The morphology and chemical composition of metal (Ni), carbon, and composite (Ni–C) nanostructures grown on oxidized and unoxidized (0001) surfaces of a layered GaSe crystal by electron beam vacuum evaporation of the material from a liquid ion source in an electric field have been investigated using atomic force microscopy and X-ray photoelectron spectroscopy. It has been demonstrated that this technology makes it possible to grow nanostructures with different morphologies depending on the growth mode and substrate surface state. Dense homogeneous arrays of nickel nanoparticles (Ni@C) (with geometrical sizes of $\sim$1–15 nm and a lateral density of higher than 10$^{10}$ сm$^{-2}$) encapsulated into carbon shells, as well as carbon layers (with a thickness of the order of several nanometers), are grown on the unoxidized van der Waals GaSe(0001) surface, whereas Ni–C composite nanostructures are grown on the oxidized surface.

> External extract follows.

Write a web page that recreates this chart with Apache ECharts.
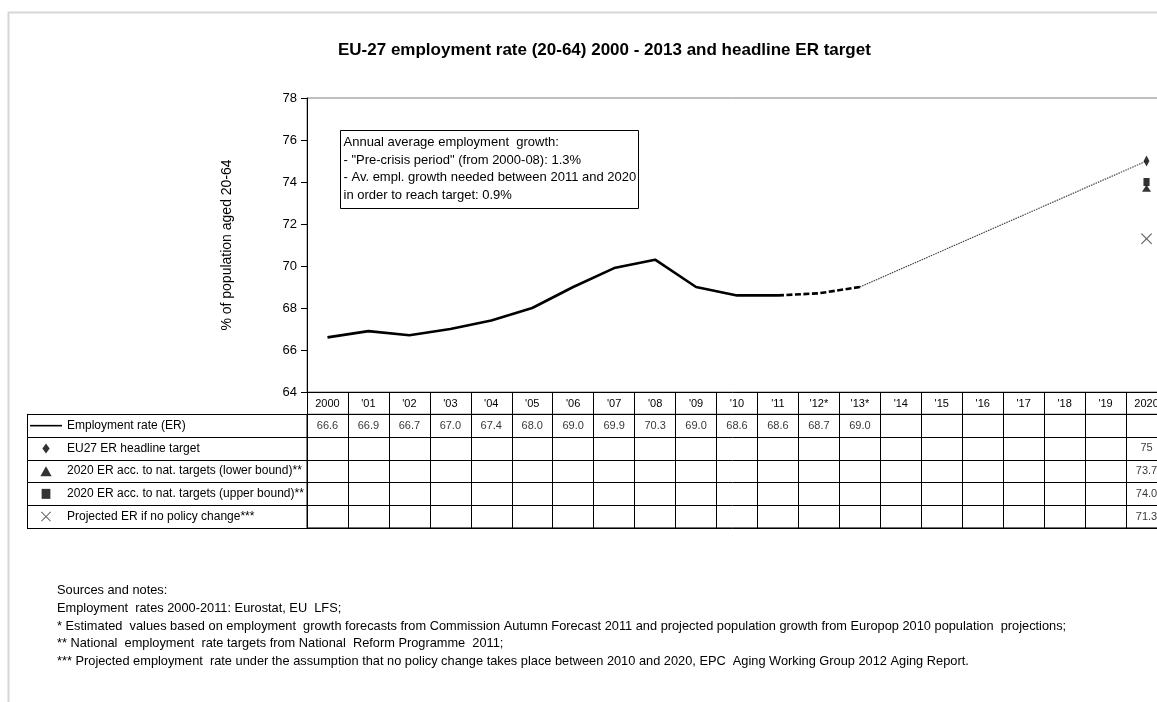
<!DOCTYPE html>
<html>
<head>
<meta charset="utf-8">
<script src="https://cdn.jsdelivr.net/npm/echarts@6/dist/echarts.min.js"></script>
<style>
  html, body { margin: 0; padding: 0; background: #fff; }
  #chart { width: 1157px; height: 702px; }
</style>
</head>
<body>
<div id="chart"></div>
<script>
// Year columns of the chart and of the data table
const years = ['2000', "'01", "'02", "'03", "'04", "'05", "'06", "'07", "'08", "'09", "'10",
               "'11", "'12*", "'13*", "'14", "'15", "'16", "'17", "'18", "'19", '2020'];

// Employment rate (20-64), 2000 to 2013 ('12 and '13 estimated)
const erValues = [66.6, 66.9, 66.7, 67.0, 67.4, 68.0, 69.0, 69.9, 70.3, 69.0, 68.6, 68.6, 68.7, 69.0];
const lastObservedIndex = 11;   // '11: last Eurostat value, later ones are estimates

// 2020 points
const headlineTarget = [75];
const natTargetsLower = [73.7];
const natTargetsUpper = [74.0];
const noPolicyChange = [71.3];

// Row labels of the data table
const rowNames = [
  'Employment rate (ER)',
  'EU27 ER headline target',
  '2020 ER acc. to nat. targets (lower bound)**',
  '2020 ER acc. to nat. targets (upper bound)**',
  'Projected ER if no policy change***'
];
const rowDecimals = [1, 0, 1, 1, 1];

// Y axis ticks
const yTicks = { min: 64, max: 78, step: 2 };

const notes = [
  'Sources and notes:',
  'Employment  rates 2000-2011: Eurostat, EU  LFS;',
  '* Estimated  values based on employment  growth forecasts from Commission Autumn Forecast 2011 and projected population growth from Europop 2010 population  projections;',
  '** National  employment  rate targets from National  Reform Programme  2011;',
  '*** Projected employment  rate under the assumption that no policy change takes place between 2010 and 2020, EPC  Aging Working Group 2012 Aging Report.'
];

const boxLines = [
  'Annual average employment  growth:',
  '- "Pre-crisis period" (from 2000-08): 1.3%',
  '- Av. empl. growth needed between 2011 and 2020',
  'in order to reach target: 0.9%'
];

const FONT = '"Liberation Sans", Arial, sans-serif';
const last = years.length - 1;

// Split the employment rate line into observed, estimated and path-to-target parts
const solidData = years.map((_, i) => (i <= lastObservedIndex && i < erValues.length) ? erValues[i] : null);
const dashedData = years.map((_, i) => (i >= lastObservedIndex && i < erValues.length) ? erValues[i] : null);
const dottedData = years.map((_, i) => i === erValues.length - 1 ? erValues[i] : (i === last ? headlineTarget[0] : null));

// Values shown in the table, one row per series
const tableRows = [
  erValues,
  years.map((_, i) => i === last ? headlineTarget[0] : null),
  years.map((_, i) => i === last ? natTargetsLower[0] : null),
  years.map((_, i) => i === last ? natTargetsUpper[0] : null),
  years.map((_, i) => i === last ? noPolicyChange[0] : null)
];
const tableCells = [];
tableRows.forEach((row, r) => {
  row.forEach((v, c) => {
    if (v !== null && v !== undefined) tableCells.push([c, r, v]);
  });
});

// Marker shapes as paths so they keep their proportions in the table key
const diamondPath = 'path://M4,0 L8,5.5 L4,11 L0,5.5 Z';
const trianglePath = 'path://M4.5,0 L9,8 L0,8 Z';
const squarePath = 'path://M0,0 L7,0 L7,8 L0,8 Z';
const crossPath = 'path://M0,0.7 L0.7,0 L5,4.3 L9.3,0 L10,0.7 L5.7,5 L10,9.3 L9.3,10 L5,5.7 L0.7,10 L0,9.3 L4.3,5 Z';
const keyLinePath = 'path://M0,0 L32,0 L32,1.6 L0,1.6 Z';

const rowH = 22.73;
const tableTop = 414.3;
const plotLeft = 307;
const plotWidth = 860;   // 21 columns, the last one runs past the page edge

const chart = echarts.init(document.getElementById('chart'), null, { renderer: 'canvas' });

chart.setOption({
  animation: false,
  backgroundColor: '#fff',
  textStyle: { fontFamily: FONT },
  title: {
    text: 'EU-27 employment rate (20-64) 2000 - 2013 and headline ER target',
    left: 333,
    top: 37,
    textStyle: { fontFamily: FONT, fontSize: 17, fontWeight: 'bold', color: '#000' }
  },
  legend: {
    orient: 'vertical',
    left: 30,
    top: tableTop + rowH / 2 - 7,
    padding: 0,
    itemWidth: 32,
    itemHeight: 10,
    itemGap: rowH - 14,
    selectedMode: false,
    symbolKeepAspect: true,
    textStyle: { fontFamily: FONT, fontSize: 12, lineHeight: 14, color: '#000' },
    data: [
      { name: rowNames[0], icon: keyLinePath, itemStyle: { color: '#000' } },
      { name: rowNames[1] },
      { name: rowNames[2] },
      { name: rowNames[3] },
      { name: rowNames[4] }
    ]
  },
  grid: [
    { left: plotLeft, width: plotWidth, top: 98, height: 294, outerBoundsMode: 'none', containLabel: false,
      show: true, borderColor: '#808080', borderWidth: 1 },
    { left: plotLeft, width: plotWidth, top: tableTop, height: rowH * 5, outerBoundsMode: 'none', containLabel: false,
      show: true, borderColor: '#000', borderWidth: 1 }
  ],
  xAxis: [
    {
      type: 'category', gridIndex: 0, data: years, boundaryGap: true,
      axisLine: { lineStyle: { color: '#000', width: 1 } },
      axisTick: { show: true, interval: 0, length: 22.3, lineStyle: { color: '#000', width: 1 } },
      axisLabel: { interval: 0, margin: 6, fontSize: 11, color: '#000', fontFamily: FONT },
      splitLine: { show: false }
    },
    {
      type: 'category', gridIndex: 1, data: years, boundaryGap: true,
      axisLine: { show: false }, axisTick: { show: false }, axisLabel: { show: false },
      splitLine: { show: true, interval: 0, lineStyle: { color: '#000', width: 1 } }
    }
  ],
  yAxis: [
    {
      type: 'value', gridIndex: 0, min: yTicks.min, max: yTicks.max, interval: yTicks.step,
      name: '% of population aged 20-64', nameLocation: 'middle', nameGap: 73, nameRotate: 90,
      nameTextStyle: { fontFamily: FONT, fontSize: 14, color: '#000' },
      axisLine: { show: true, lineStyle: { color: '#000', width: 1 } },
      axisTick: { show: true, length: 6, lineStyle: { color: '#000' } },
      axisLabel: { margin: 10, fontSize: 13, color: '#000', fontFamily: FONT },
      splitLine: { show: false }
    },
    {
      type: 'category', gridIndex: 1, data: rowNames, inverse: true, boundaryGap: true,
      axisLine: { show: true, lineStyle: { color: '#000', width: 1 } },
      axisTick: { show: true, interval: 0, length: 280, lineStyle: { color: '#000', width: 1 } },
      axisLabel: { show: false },
      splitLine: { show: true, interval: 0, lineStyle: { color: '#000', width: 1 } }
    },
    {
      type: 'category', gridIndex: 1, data: rowNames, inverse: true, position: 'left', offset: 280,
      axisLine: { show: true, lineStyle: { color: '#000', width: 1 } },
      axisTick: { show: false }, axisLabel: { show: false }, splitLine: { show: false }
    }
  ],
  series: [
    {
      name: rowNames[0], type: 'line', xAxisIndex: 0, yAxisIndex: 0, data: solidData,
      symbol: 'none', lineStyle: { color: '#000', width: 2.6 }, itemStyle: { color: '#000' }, z: 3
    },
    {
      name: 'estimates', type: 'line', xAxisIndex: 0, yAxisIndex: 0, data: dashedData,
      symbol: 'none', lineStyle: { color: '#000', width: 2.6, type: [6, 2.5] }, z: 3
    },
    {
      name: 'path to target', type: 'line', xAxisIndex: 0, yAxisIndex: 0, data: dottedData,
      connectNulls: true, symbol: 'none', lineStyle: { color: '#444', width: 1.2, type: [1.5, 1] }, z: 2
    },
    {
      name: rowNames[1], type: 'scatter', xAxisIndex: 0, yAxisIndex: 0,
      data: years.map((_, i) => i === last ? headlineTarget[0] : null),
      symbol: diamondPath, symbolSize: [8, 11], symbolKeepAspect: true, itemStyle: { color: '#000' }, z: 4
    },
    {
      name: rowNames[2], type: 'scatter', xAxisIndex: 0, yAxisIndex: 0,
      data: years.map((_, i) => i === last ? natTargetsLower[0] : null),
      symbol: trianglePath, symbolSize: [9, 8], symbolKeepAspect: true, itemStyle: { color: '#000' }, z: 4
    },
    {
      name: rowNames[3], type: 'scatter', xAxisIndex: 0, yAxisIndex: 0,
      data: years.map((_, i) => i === last ? natTargetsUpper[0] : null),
      symbol: squarePath, symbolSize: [7, 8], symbolKeepAspect: true, itemStyle: { color: '#000' }, z: 4
    },
    {
      name: rowNames[4], type: 'scatter', xAxisIndex: 0, yAxisIndex: 0,
      data: years.map((_, i) => i === last ? noPolicyChange[0] : null),
      symbol: crossPath, symbolSize: [11, 11], symbolKeepAspect: true, itemStyle: { color: '#333' }, z: 4
    },
    {
      name: 'table values', type: 'scatter', xAxisIndex: 1, yAxisIndex: 1,
      data: tableCells, symbolSize: 1, silent: true,
      itemStyle: { color: 'transparent' },
      label: {
        show: true, position: 'inside', fontSize: 11, color: '#000', fontFamily: FONT,
        formatter: p => p.value[2].toFixed(rowDecimals[p.value[1]])
      }
    }
  ],
  graphic: [
    {
      type: 'rect', silent: true,
      shape: { x: 8.5, y: 12.5, width: 1200, height: 720 },
      style: { fill: 'none', stroke: '#d6d6d6', lineWidth: 2 }
    },
    {
      type: 'group', x: 340.5, y: 130.5, silent: true,
      children: [
        { type: 'rect', shape: { x: 0, y: 0, width: 298, height: 78 },
          style: { fill: '#fff', stroke: '#000', lineWidth: 1 } },
        { type: 'text', x: 3, y: 3,
          style: { text: boxLines.join('\n'), fontFamily: FONT, fontSize: 13, lineHeight: 17.7, fill: '#000' } }
      ]
    },
    {
      type: 'text', x: 57, y: 582, silent: true,
      style: { text: notes.join('\n'), fontFamily: FONT, fontSize: 12.8, lineHeight: 17.6, fill: '#000' }
    }
  ]
});
</script>
</body>
</html>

The formation of oxide nanostructures on the van der Waals surface and their chemical composition have been examined. Vertical hybrid Au/Ni/(Ni–C)/$n$-Ga$_2$O$_3$(Ni@C)/$p$-GaSe structures grown on the GaSe(0001) surface contain Ni@C nanoparticles embedded in the wide-band-gap $n$-Ga$_2$O$_3$ oxide. The current-voltage characteristics of these structures at temperatures close to $T$ = 300 K exhibit specific features of the Coulomb blockade effect.